What you are asked to do. Omit the pictures, then reproduce every remaining record exactly.

++++ Given information ++++

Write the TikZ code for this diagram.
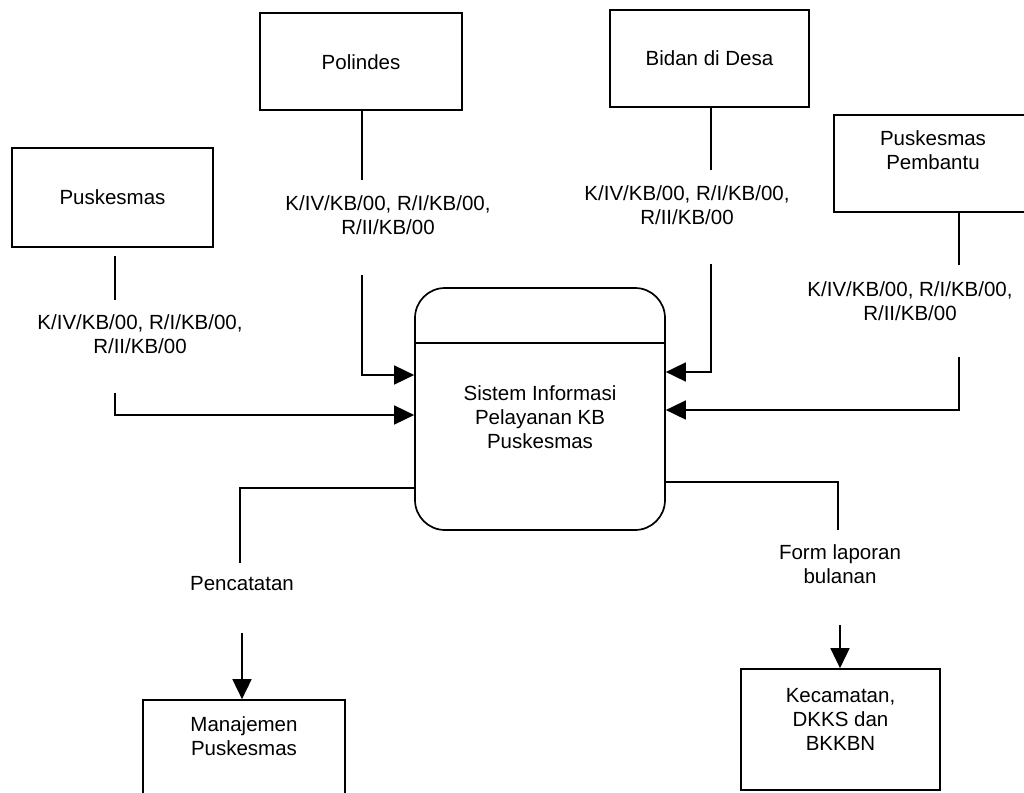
\documentclass[tikz,border=0pt]{standalone}
\usepackage{fontspec}
\setmainfont{Liberation Sans}
\usetikzlibrary{arrows.meta}
\begin{document}
\begin{tikzpicture}[x=1pt,y=-1pt,
  box/.style={draw, line width=1.7pt, inner sep=0pt},
  txt/.style={align=center, font=\fontsize{20.5}{24}\selectfont, inner sep=0pt},
  flow/.style={line width=1.7pt},
  arr/.style={line width=1.7pt, -{Triangle[length=20pt,width=19pt]}}]
\useasboundingbox (0,0) rectangle (1024,792);
% external entities
\node[box, minimum width=202pt, minimum height=97pt] (pol) at (361,61.5) {};
\node[txt] (poltxt) at (361,62) {Polindes};
\node[box, minimum width=201pt, minimum height=99pt] (pus) at (112.5,197.5) {};
\node[txt] (pustxt) at (112.5,197) {Puskesmas};
\node[box, minimum width=199pt, minimum height=97pt] (bid) at (709.5,58.5) {};
\node[txt] (bidtxt) at (709.5,58) {Bidan di Desa};
\node[box, minimum width=196pt, minimum height=97pt] (pem) at (932,163.5) {};
\node[txt] (pemtxt) at (933,150) {Puskesmas\\Pembantu};
\node[box, minimum width=202pt, minimum height=110pt] (man) at (244,755) {};
\node[txt] (mantxt) at (244,736) {Manajemen\\Puskesmas};
\node[box, minimum width=199pt, minimum height=121pt] (kec) at (840.5,729.5) {};
\node[txt] (kectxt) at (840.5,719) {Kecamatan,\\DKKS dan\\BKKBN};
% process
\node[box, rounded corners=30pt, minimum width=250pt, minimum height=242pt] (proc) at (540,409) {};
\coordinate (divy) at (0,343);
\draw[flow] (proc.west |- divy) -- (proc.east |- divy);
\node[txt] (proctxt) at (540,417) {Sistem Informasi\\Pelayanan KB\\Puskesmas};
% flow labels
\node[txt] (l1) at (388,215) {K/IV/KB/00, R/I/KB/00,\\R/II/KB/00};
\node[txt] (l2) at (140,334) {K/IV/KB/00, R/I/KB/00,\\R/II/KB/00};
\node[txt] (l3) at (687,205) {K/IV/KB/00, R/I/KB/00,\\R/II/KB/00};
\node[txt] (l4) at (910,301.5) {K/IV/KB/00, R/I/KB/00,\\R/II/KB/00};
\node[txt] (l5) at (242,584) {Pencatatan};
\node[txt] (l6) at (840,564.5) {Form laporan\\bulanan};
% coordinates
\coordinate (a1) at (362,180); \coordinate (a2) at (362,275); \coordinate (a3) at (362,375);
\coordinate (b0) at (115,256); \coordinate (b1) at (115,300); \coordinate (b2) at (115,393); \coordinate (b3) at (115,415);
\coordinate (c1) at (711,170); \coordinate (c2) at (711,264); \coordinate (c3) at (711,372);
\coordinate (d1) at (959,265); \coordinate (d2) at (959,357); \coordinate (d3) at (959,410);
\coordinate (e0) at (415,488); \coordinate (e1) at (240,488); \coordinate (e2) at (240,563); \coordinate (e3) at (242,633);
\coordinate (f0) at (665,482); \coordinate (f1) at (838,482); \coordinate (f2) at (838,530); \coordinate (f3) at (840,625);
% flows in
\draw[flow] (pol.south -| a1) -- (a1);
\draw[arr] (a2) -- (a3) -- (a3 -| proc.west);
\draw[flow] (b0) -- (b1);
\draw[arr] (b2) -- (b3) -- (b3 -| proc.west);
\draw[flow] (bid.south -| c1) -- (c1);
\draw[arr] (c2) -- (c3) -- (c3 -| proc.east);
\draw[flow] (pem.south -| d1) -- (d1);
\draw[arr] (d2) -- (d3) -- (d3 -| proc.east);
% flows out
\draw[flow] (e0 -| proc.west) -- (e1) -- (e2);
\draw[arr] (e3) -- (e3 |- man.north);
\draw[flow] (f0 -| proc.east) -- (f1) -- (f2);
\draw[arr] (f3) -- (f3 |- kec.north);
\end{tikzpicture}
\end{document}
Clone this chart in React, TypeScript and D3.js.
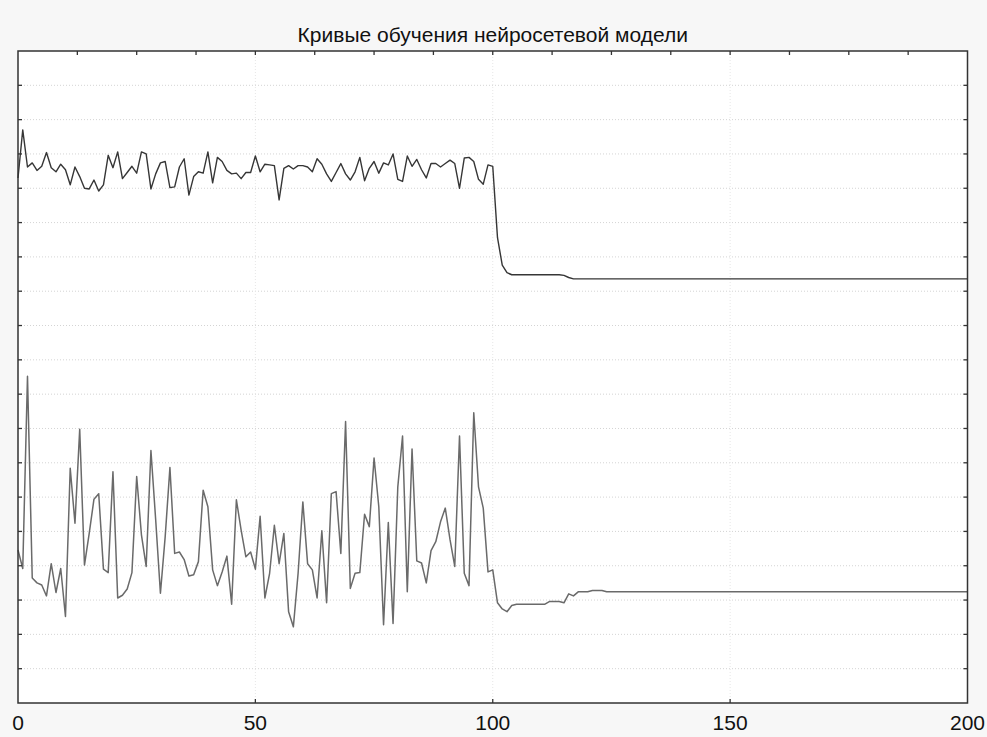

++++

Answer to the exercise.
Write the TikZ code for this diagram.
\documentclass[tikz,border=0pt]{standalone}
\usepackage{fontspec}
\setmainfont{Liberation Sans}
\usetikzlibrary{arrows.meta}
\begin{document}
\begin{tikzpicture}[x=1pt,y=-1pt,
  box/.style={draw, line width=1.7pt, inner sep=0pt},
  txt/.style={align=center, font=\fontsize{20.5}{24}\selectfont, inner sep=0pt},
  flow/.style={line width=1.7pt},
  arr/.style={line width=1.7pt, -{Triangle[length=20pt,width=19pt]}}]
\useasboundingbox (0,0) rectangle (1024,792);
% external entities
\node[box, minimum width=202pt, minimum height=97pt] (pol) at (361,61.5) {};
\node[txt] (poltxt) at (361,62) {Polindes};
\node[box, minimum width=201pt, minimum height=99pt] (pus) at (112.5,197.5) {};
\node[txt] (pustxt) at (112.5,197) {Puskesmas};
\node[box, minimum width=199pt, minimum height=97pt] (bid) at (709.5,58.5) {};
\node[txt] (bidtxt) at (709.5,58) {Bidan di Desa};
\node[box, minimum width=196pt, minimum height=97pt] (pem) at (932,163.5) {};
\node[txt] (pemtxt) at (933,150) {Puskesmas\\Pembantu};
\node[box, minimum width=202pt, minimum height=110pt] (man) at (244,755) {};
\node[txt] (mantxt) at (244,736) {Manajemen\\Puskesmas};
\node[box, minimum width=199pt, minimum height=121pt] (kec) at (840.5,729.5) {};
\node[txt] (kectxt) at (840.5,719) {Kecamatan,\\DKKS dan\\BKKBN};
% process
\node[box, rounded corners=30pt, minimum width=250pt, minimum height=242pt] (proc) at (540,409) {};
\coordinate (divy) at (0,343);
\draw[flow] (proc.west |- divy) -- (proc.east |- divy);
\node[txt] (proctxt) at (540,417) {Sistem Informasi\\Pelayanan KB\\Puskesmas};
% flow labels
\node[txt] (l1) at (388,215) {K/IV/KB/00, R/I/KB/00,\\R/II/KB/00};
\node[txt] (l2) at (140,334) {K/IV/KB/00, R/I/KB/00,\\R/II/KB/00};
\node[txt] (l3) at (687,205) {K/IV/KB/00, R/I/KB/00,\\R/II/KB/00};
\node[txt] (l4) at (910,301.5) {K/IV/KB/00, R/I/KB/00,\\R/II/KB/00};
\node[txt] (l5) at (242,584) {Pencatatan};
\node[txt] (l6) at (840,564.5) {Form laporan\\bulanan};
% coordinates
\coordinate (a1) at (362,180); \coordinate (a2) at (362,275); \coordinate (a3) at (362,375);
\coordinate (b0) at (115,256); \coordinate (b1) at (115,300); \coordinate (b2) at (115,393); \coordinate (b3) at (115,415);
\coordinate (c1) at (711,170); \coordinate (c2) at (711,264); \coordinate (c3) at (711,372);
\coordinate (d1) at (959,265); \coordinate (d2) at (959,357); \coordinate (d3) at (959,410);
\coordinate (e0) at (415,488); \coordinate (e1) at (240,488); \coordinate (e2) at (240,563); \coordinate (e3) at (242,633);
\coordinate (f0) at (665,482); \coordinate (f1) at (838,482); \coordinate (f2) at (838,530); \coordinate (f3) at (840,625);
% flows in
\draw[flow] (pol.south -| a1) -- (a1);
\draw[arr] (a2) -- (a3) -- (a3 -| proc.west);
\draw[flow] (b0) -- (b1);
\draw[arr] (b2) -- (b3) -- (b3 -| proc.west);
\draw[flow] (bid.south -| c1) -- (c1);
\draw[arr] (c2) -- (c3) -- (c3 -| proc.east);
\draw[flow] (pem.south -| d1) -- (d1);
\draw[arr] (d2) -- (d3) -- (d3 -| proc.east);
% flows out
\draw[flow] (e0 -| proc.west) -- (e1) -- (e2);
\draw[arr] (e3) -- (e3 |- man.north);
\draw[flow] (f0 -| proc.east) -- (f1) -- (f2);
\draw[arr] (f3) -- (f3 |- kec.north);
\end{tikzpicture}
\end{document}
Clone this chart in React, TypeScript and D3.js.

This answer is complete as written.